Firstly, I was looking for ways to cut the number of cables trailing out the back of my PC. The rest of my new desk is super clean, with a dash of RGB lighting and a slightly ageing ultra-wide monitor. However, all my tidying efforts are undone by the mass of cables emanating out the back of my small mini-ITX PC. There are at least ten of them, with one powering a hub that adds even more cables. You just can’t hide them on a wide, open desk.

An Ethernet cable plugged into a Thunderbolt hub

I’ve tried drilling little cable holes into the desk, but they only allow a certain number of cables through them before the look unsightly. I also have cables to power a couple of RGB lighting rigs I have in my video studio, so I guess I have more than the average person, but even six would be six too many when the PC sits on your desk and its rear end is in full view every time you walk in the room.

Thunderbolt can help here by way of a hub. A single cable can run from the Thunderbolt 3 port on your motherboard’s I/O panel (or laptop), and from this sprouts a Gigabit LAN port, USB ports, an SD card reader, audio ports and video outputs. As the hub is powered, it can drive plenty of peripherals.

A Thunderbolt PCIe add-in card

Hiding this hub under your desk would mean just a single data cable would need to come out the back of your PC. Even if you need access to some of the ports on the hub, you can at least house it somewhere out of sight. It’s amazing, and the USB and LAN ports can run at full speed with no bottlenecks as well.

The second benefit is the ability to charge laptops. I’m forever leaving my laptop charger in my rucksack, and the need to unplug half a dozen cables each time I head out from a hotel gets tiresome very quickly. However, with a Thunderbolt 3 hub, you can connect a single cable to a compatible laptop, and it both charges it and dishes out all the above data streams – networking and USB. There’s no need to fish around with charging or peripheral cables – it’s one cable to rule them all. Sauron from Lord of the Rings would love it.

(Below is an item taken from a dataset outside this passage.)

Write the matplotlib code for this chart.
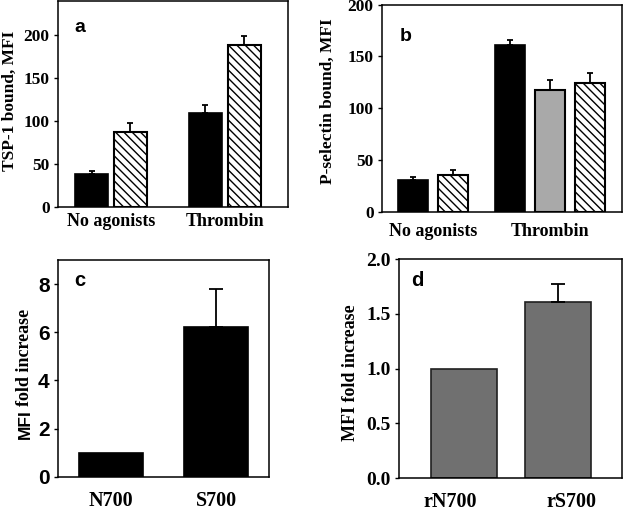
import matplotlib
matplotlib.use('Agg')
import numpy as np
import matplotlib.pyplot as plt

SERIF = 'Liberation Serif'
SANS = 'Liberation Sans'

# ---- data ----
# panel a: TSP-1 bound (MFI)
groups_ab = ['No agonists', 'Thrombin']
tsp_solid = [38, 110]
tsp_solid_err = [4, 9]
tsp_hatch = [88, 189]
tsp_hatch_err = [10, 10]

# panel b: P-selectin bound (MFI)
psel_na = [31, 36]            # black, hatched
psel_na_err = [3, 4]
psel_thr = [161, 118, 124]    # black, gray, hatched
psel_thr_err = [5, 9, 10]

# panel c: MFI fold increase
cats_c = ['N700', 'S700']
fold_c = [1.0, 6.2]
fold_c_err = [0, 1.6]

# panel d: MFI fold increase
cats_d = ['rN700', 'rS700']
fold_d = [1.0, 1.61]
fold_d_err = [0, 0.16]

HATCH = '\\\\\\\\'
plt.rcParams['hatch.linewidth'] = 1.0

fig = plt.figure(figsize=(6.25, 5.12), dpi=100)


def style_axes(ax, tickfont, ticksize):
    for s in ax.spines.values():
        s.set_linewidth(1.1)
    ax.tick_params(axis='y', direction='out', length=3, width=1, pad=3)
    ax.tick_params(axis='x', length=0)
    for lab in ax.get_yticklabels():
        lab.set_fontfamily(tickfont)
        lab.set_fontweight('bold')
        lab.set_fontsize(ticksize)


def up_err(ax, x, y, e, cap):
    ax.errorbar(x, y, yerr=[np.zeros(len(e)), e], fmt='none', ecolor='black',
                elinewidth=1.3, capsize=cap, capthick=1.3)


# ---- panel a ----
ax = fig.add_axes([0.0928, 0.5957, 0.368, 0.402])
x = np.arange(len(groups_ab))
w = 0.29
off = 0.171
ax.bar(x - off, tsp_solid, w, color='black', edgecolor='black', linewidth=1.2)
ax.bar(x + off, tsp_hatch, w, color='white', edgecolor='black', linewidth=1.5, hatch=HATCH)
up_err(ax, x - off, tsp_solid, tsp_solid_err, 2.5)
up_err(ax, x + off, tsp_hatch, tsp_hatch_err, 2.5)
ax.set_xlim(-0.465, 1.553)
ax.set_ylim(0, 240)
ax.set_yticks([0, 50, 100, 150, 200])
ax.set_xticks(x)
ax.set_xticklabels(groups_ab, fontfamily=SERIF, fontweight='bold', fontsize=13)
ax.tick_params(axis='x', pad=4)
style_axes(ax, SERIF, 12.5)
ax.set_ylabel('TSP-1 bound, MFI', fontfamily=SERIF, fontweight='bold', fontsize=12.5)
ax.yaxis.set_label_coords(-0.175, 0.515)
ax.text(0.096, 0.874, 'a', transform=ax.transAxes, fontfamily=SANS, fontweight='bold',
        fontsize=14, ha='center', va='center')

# ---- panel b ----
ax = fig.add_axes([0.611, 0.586, 0.384, 0.405])
w = 0.256
sp = 0.342
xna = np.array([-sp / 2, sp / 2])
xth = 1 + np.array([-sp, 0, sp])
ax.bar(xna[0], psel_na[0], w, color='black', edgecolor='black', linewidth=1.2)
ax.bar(xna[1], psel_na[1], w, color='white', edgecolor='black', linewidth=1.5, hatch=HATCH)
ax.bar(xth[0], psel_thr[0], w, color='black', edgecolor='black', linewidth=1.2)
ax.bar(xth[1], psel_thr[1], w, color='#a9a9a9', edgecolor='black', linewidth=1.5)
ax.bar(xth[2], psel_thr[2], w, color='white', edgecolor='black', linewidth=1.5, hatch=HATCH)
up_err(ax, xna, psel_na, psel_na_err, 2.5)
up_err(ax, xth, psel_thr, psel_thr_err, 2.5)
ax.set_xlim(-0.436, 1.615)
ax.set_ylim(0, 200)
ax.set_yticks([0, 50, 100, 150, 200])
ax.set_xticks([0, 1])
ax.set_xticklabels(groups_ab, fontfamily=SERIF, fontweight='bold', fontsize=13)
ax.tick_params(axis='x', pad=8)
style_axes(ax, SERIF, 12.5)
ax.set_ylabel('P-selectin bound, MFI', fontfamily=SERIF, fontweight='bold', fontsize=12.5)
ax.yaxis.set_label_coords(-0.19, 0.535)
ax.text(0.1, 0.847, 'b', transform=ax.transAxes, fontfamily=SANS, fontweight='bold',
        fontsize=14, ha='center', va='center')

# ---- panel c ----
ax = fig.add_axes([0.0928, 0.0684, 0.3376, 0.424])
x = np.arange(len(cats_c))
ax.bar(x, fold_c, 0.607, color='black', edgecolor='black', linewidth=1.2)
up_err(ax, x[1:], fold_c[1:], fold_c_err[1:], 5)
ax.set_xlim(-0.502, 1.498)
ax.set_ylim(0, 9)
ax.set_yticks([0, 2, 4, 6, 8])
ax.set_xticks(x)
ax.set_xticklabels(cats_c, fontfamily=SERIF, fontweight='bold', fontsize=14.5)
ax.tick_params(axis='x', pad=10)
style_axes(ax, SANS, 15)
# mixed-font y label: "MFI" in sans, "fold increase" in serif
fig.text(0.040, 0.143, 'MFI', rotation=90, fontfamily=SANS, fontweight='bold',
         fontsize=12.5, ha='center', va='bottom')
fig.text(0.040, 0.207, 'fold increase', rotation=90, fontfamily=SERIF, fontweight='bold',
         fontsize=13, ha='center', va='bottom')
ax.text(0.104, 0.903, 'c', transform=ax.transAxes, fontfamily=SANS, fontweight='bold',
        fontsize=14.5, ha='center', va='center')

# ---- panel d ----
ax = fig.add_axes([0.638, 0.0664, 0.357, 0.4277])
x = np.arange(len(cats_d))
ax.bar(x, fold_d, 0.70, color='#707070', edgecolor='#202020', linewidth=1.2)
up_err(ax, x[1:], fold_d[1:], fold_d_err[1:], 5)
ax.set_xlim(-0.691, 1.681)
ax.set_ylim(0, 2.0)
ax.set_yticks([0, 0.5, 1.0, 1.5, 2.0])
ax.set_yticklabels(['%.1f' % v for v in [0, 0.5, 1.0, 1.5, 2.0]])
lab_off = 0.14
ax.set_xticks([x[0] - lab_off, x[1] + lab_off])
ax.set_xticklabels(cats_d, fontfamily=SERIF, fontweight='bold', fontsize=14.5)
ax.tick_params(axis='x', pad=10)
style_axes(ax, SERIF, 14)
ax.set_ylabel('MFI fold increase', fontfamily=SERIF, fontweight='bold', fontsize=13)
ax.yaxis.set_label_coords(-0.18, 0.48)
ax.text(0.081, 0.9, 'd', transform=ax.transAxes, fontfamily=SANS, fontweight='bold',
        fontsize=14.5, ha='center', va='center')

fig.savefig('out.png', dpi=100)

Finally, I’ve also been looking at ways to beef up my home networking speeds. As I use a mini-ITX PC there’s only so much storage you can fit inside it, and while I’m lucky enough to have a 2TB M.2 SSD in there, these drives are still quite expensive and offer poor value for mass storage when you’re dealing with video editing. A NAS, then, is essential for me, especially as I can hide it away out of sight, but Gigabit speeds mean that dealing with 4K video files feels painfully slow.

There are 2.5 Gigabit LAN ports on most Z490 and B550 motherboards these days, but that’s cutting-edge technology that most of us don’t have yet, including me with me X570 motherboard. As my motherboard is mini-ITX, there’s also no way to add a Thunderbolt card, as I have a graphics card in the only PCI-E slot.

However, Thunderbolt can come in handy here too. Using the Thunderbolt port on a motherboard (admittedly only ASRock and MSI have mini-ITX boards equipped with Thunderbolt 3), or an additional port on a Thunderbolt hub, you can connect a Thunderbolt-to-10-Gigabit adaptor, and have blazing fast networking that can move data around at 1GB/sec.

Thunderbolt is actually useful, then, whether you just want an easy way to charge your laptop or use it on the go, to cut cable clutter or add faster-then-Gigabit networking. Of course, I’ve not made the situation easy for myself by owning a mini-ITX PC, but if you have a spare PCI-E slot, then there are plenty of Thunderbolt 3 cards that will leave you with change from £70, meaning that upgrading your PC to Thunderbolt 3 isn’t too expensive or even that difficult.

With all this in mind, I’ll certainly be adding more brownie points to motherboard reviews when they include Thunderbolt 3. If you’re in the market for a new motherboard or laptop, I can highly recommend factoring Thunderbolt into the equation if the above reasons matter to you.